Uma palavrinha final sobre um ponto abordado por meu colega Theresiano: Tive a impressão que você estabeleceu um "discreto paralelo" entre a tática marxista e a situação que temos vivido no Brasil, ante a associação dos poderes executivo e judiciário. É isso mesmo?
Sem dúvida há um paralelo. Não sou daqueles que acreditam - como faz equivocadamente muita gente - que não há mais perigo de novas revoluções socialistas no mundo. Certos pseudo intelectuais que afirmam isso acabam favorecendo, conscientemente ou não, a propagação das ideias dos diferentes socialismos e comunismos revolucionários. O ideal de Marx, ainda que tenha sofrido revezes, continua aceso na alma de muita gente. Ele ainda é propagado clara e abertamente por partidos comunistas e diversas correntes revolucionárias inspiradas pelo menos em alguns dogmas do marxismo. No geral, contudo, a ação da Revolução é feita de modo mais camuflado. Se estudarmos a história do PT - que não se declara oficialmente comunista, veremos que, apesar de suas várias correntes internas há sempre um esforço comum para se procurar internalizar na sociedade tudo o que nos possa aproximar de sua utopia tão sonhada. Isso é feito não só através da propaganda clara do marxismo em suas várias facetas mas também pela manipulação da opinião pública, pelo aparelhamento do Estado e de muitos setores da chamada sociedade civil organizada. Há paralelismo com a situação do Brasil de hoje? Não tenho nenhuma dúvida. Espero mostrar tal verdade na medida em que for explicando mais pontos da doutrina marxista.
______________________________________
Notas: 1. A questão do PIX não tem diretamente uma relação com o socialismo. Todo governo procura cobrar impostos - eles são necessários para o bem comum - e procura evitar que determinados grupos deixem de cumprir suas obrigações tributárias. Até aí, tudo bem. Acontece que o PT e seus aliados revolucionários acreditam e defendem que o Estado é indutor de progresso e, nessa lógica, querem aprofundar a influência do Estado na economia. Aliás, mais do que influência, deveríamos dizer diretrizes. Depois querem passar de uma economia gradualmente intervencionista para uma economia planificada, como aquela que existiu no socialismo real. No caso concreto brasileiro a celeuma do PIX só teve sucesso porque todos já perceberam que o governo Lula não tem seriedade em enfrentar a péssima situação fiscal do país com seu crescente déficit público. Pelo contrário, só procura meios de arrecadar mais. Supostamente para ajudar os mais pobres...

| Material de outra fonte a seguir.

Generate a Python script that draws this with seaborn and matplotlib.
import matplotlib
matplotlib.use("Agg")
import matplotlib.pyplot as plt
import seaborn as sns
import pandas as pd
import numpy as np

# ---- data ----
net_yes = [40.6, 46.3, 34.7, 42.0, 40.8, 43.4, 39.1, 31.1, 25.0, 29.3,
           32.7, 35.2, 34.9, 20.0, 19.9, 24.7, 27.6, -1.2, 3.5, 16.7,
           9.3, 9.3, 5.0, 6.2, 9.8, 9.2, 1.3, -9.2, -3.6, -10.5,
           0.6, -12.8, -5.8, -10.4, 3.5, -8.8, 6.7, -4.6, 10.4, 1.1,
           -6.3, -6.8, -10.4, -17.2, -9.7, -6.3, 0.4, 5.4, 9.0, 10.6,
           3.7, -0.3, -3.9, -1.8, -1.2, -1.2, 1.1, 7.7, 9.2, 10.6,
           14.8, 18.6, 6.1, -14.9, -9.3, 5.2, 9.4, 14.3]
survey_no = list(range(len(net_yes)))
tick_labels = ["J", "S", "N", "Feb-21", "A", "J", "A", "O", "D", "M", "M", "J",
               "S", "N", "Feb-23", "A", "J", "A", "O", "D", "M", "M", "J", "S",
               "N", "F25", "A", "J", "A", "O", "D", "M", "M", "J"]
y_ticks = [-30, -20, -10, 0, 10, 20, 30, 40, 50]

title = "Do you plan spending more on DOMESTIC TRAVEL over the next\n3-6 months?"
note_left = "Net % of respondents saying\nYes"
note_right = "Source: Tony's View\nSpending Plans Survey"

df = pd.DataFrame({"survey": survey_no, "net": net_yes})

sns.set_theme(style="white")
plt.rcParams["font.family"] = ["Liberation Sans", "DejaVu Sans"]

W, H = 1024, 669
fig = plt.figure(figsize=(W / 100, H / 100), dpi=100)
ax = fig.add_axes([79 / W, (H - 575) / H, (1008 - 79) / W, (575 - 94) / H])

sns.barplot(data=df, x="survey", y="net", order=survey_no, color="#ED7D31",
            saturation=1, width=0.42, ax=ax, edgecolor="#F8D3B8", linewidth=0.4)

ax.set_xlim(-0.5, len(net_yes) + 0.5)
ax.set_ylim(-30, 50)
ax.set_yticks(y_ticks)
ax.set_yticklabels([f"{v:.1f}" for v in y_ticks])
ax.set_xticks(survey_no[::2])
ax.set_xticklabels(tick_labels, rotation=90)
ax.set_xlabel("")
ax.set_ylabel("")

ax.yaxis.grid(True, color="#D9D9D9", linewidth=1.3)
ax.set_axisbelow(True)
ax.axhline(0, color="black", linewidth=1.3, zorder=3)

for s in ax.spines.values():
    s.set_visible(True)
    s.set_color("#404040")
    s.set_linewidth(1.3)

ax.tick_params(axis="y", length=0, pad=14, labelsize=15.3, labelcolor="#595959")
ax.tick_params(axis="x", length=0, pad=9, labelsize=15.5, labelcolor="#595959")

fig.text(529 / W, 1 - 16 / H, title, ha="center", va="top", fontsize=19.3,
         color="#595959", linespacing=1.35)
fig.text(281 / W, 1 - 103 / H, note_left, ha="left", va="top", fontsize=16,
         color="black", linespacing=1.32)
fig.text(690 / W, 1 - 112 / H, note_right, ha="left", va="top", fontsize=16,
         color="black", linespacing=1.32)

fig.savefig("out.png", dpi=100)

Supostamente. Nada mais que supostamente.
Bibliografia
1, PIETTRE, André. Marxismo, terceira edição, Zahar Editores, RJ, 1969.
2.HRYNIEWCZ, Severo. Para Filosofar Hoja: Introdução e História da Filosofia. 5ª edição, Rio de Janeiro, Edição do autor, 2001. Distribuição. Livraria e Editora Santelena Ltda. RJ. Ver p. 437 e 438 onde são comentadas as várias fases com seus respectivos modos de produção.